▸ **Directions for this task**:
Whenever a line below holds the word "matplotlib", copy that line.

▸ **Given data**:
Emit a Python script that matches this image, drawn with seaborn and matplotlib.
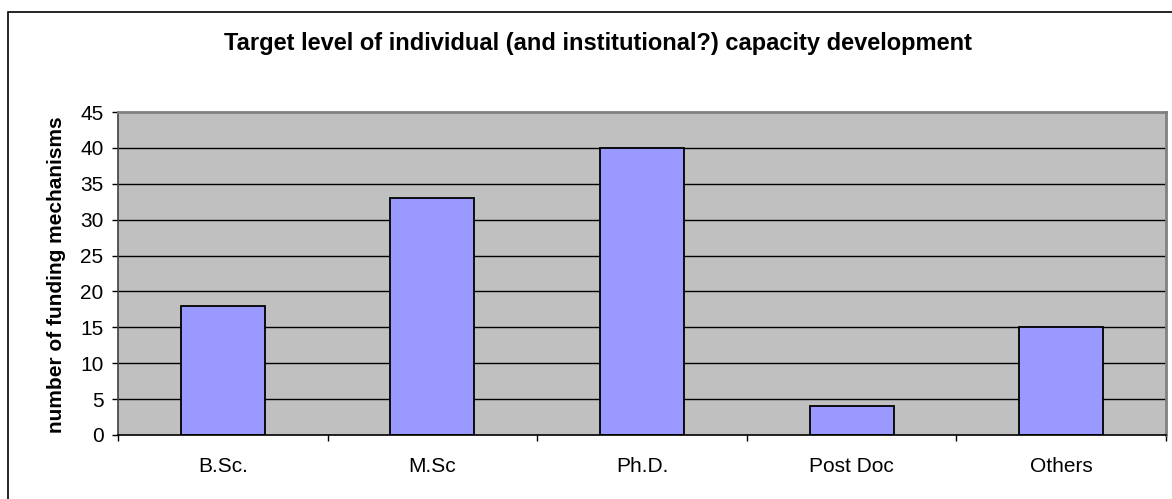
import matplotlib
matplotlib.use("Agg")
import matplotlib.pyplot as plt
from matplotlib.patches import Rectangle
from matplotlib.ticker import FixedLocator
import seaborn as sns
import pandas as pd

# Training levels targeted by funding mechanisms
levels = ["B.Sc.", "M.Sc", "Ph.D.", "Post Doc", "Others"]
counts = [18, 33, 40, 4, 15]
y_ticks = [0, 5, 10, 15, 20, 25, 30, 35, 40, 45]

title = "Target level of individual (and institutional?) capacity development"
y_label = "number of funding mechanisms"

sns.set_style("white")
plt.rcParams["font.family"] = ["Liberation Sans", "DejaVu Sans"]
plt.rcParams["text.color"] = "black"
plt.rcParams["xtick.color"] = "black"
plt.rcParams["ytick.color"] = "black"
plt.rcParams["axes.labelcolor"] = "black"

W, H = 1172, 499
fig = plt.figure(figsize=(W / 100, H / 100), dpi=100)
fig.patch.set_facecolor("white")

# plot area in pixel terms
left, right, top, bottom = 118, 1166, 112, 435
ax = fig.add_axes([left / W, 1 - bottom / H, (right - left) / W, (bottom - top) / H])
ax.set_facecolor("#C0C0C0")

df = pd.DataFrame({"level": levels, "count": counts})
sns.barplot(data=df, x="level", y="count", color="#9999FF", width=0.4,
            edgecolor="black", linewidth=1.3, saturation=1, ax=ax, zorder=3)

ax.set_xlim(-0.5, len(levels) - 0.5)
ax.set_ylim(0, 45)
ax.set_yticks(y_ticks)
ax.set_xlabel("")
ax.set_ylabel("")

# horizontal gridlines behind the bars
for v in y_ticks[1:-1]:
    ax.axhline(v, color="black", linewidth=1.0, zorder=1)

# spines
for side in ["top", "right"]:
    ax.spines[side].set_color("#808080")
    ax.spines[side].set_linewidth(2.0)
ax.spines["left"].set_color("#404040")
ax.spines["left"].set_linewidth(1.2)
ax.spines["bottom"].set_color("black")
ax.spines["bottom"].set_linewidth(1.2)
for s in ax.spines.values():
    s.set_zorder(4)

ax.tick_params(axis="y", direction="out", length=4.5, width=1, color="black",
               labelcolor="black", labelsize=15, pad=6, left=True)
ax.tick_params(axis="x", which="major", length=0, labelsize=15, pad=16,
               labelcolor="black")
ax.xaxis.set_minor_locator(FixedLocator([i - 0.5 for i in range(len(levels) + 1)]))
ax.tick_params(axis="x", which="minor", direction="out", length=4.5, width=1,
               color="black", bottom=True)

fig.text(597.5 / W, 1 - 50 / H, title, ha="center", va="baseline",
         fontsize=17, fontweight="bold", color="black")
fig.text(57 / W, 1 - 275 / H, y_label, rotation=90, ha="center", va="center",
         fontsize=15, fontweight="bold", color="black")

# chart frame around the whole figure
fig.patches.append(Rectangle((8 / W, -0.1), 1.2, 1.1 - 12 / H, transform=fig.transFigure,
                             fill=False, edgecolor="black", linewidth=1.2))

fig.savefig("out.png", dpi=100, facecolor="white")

▸ **Correct result**:
Emit a Python script that matches this image, drawn with seaborn and matplotlib.
import matplotlib
matplotlib.use("Agg")
import matplotlib.pyplot as plt
from matplotlib.patches import Rectangle
from matplotlib.ticker import FixedLocator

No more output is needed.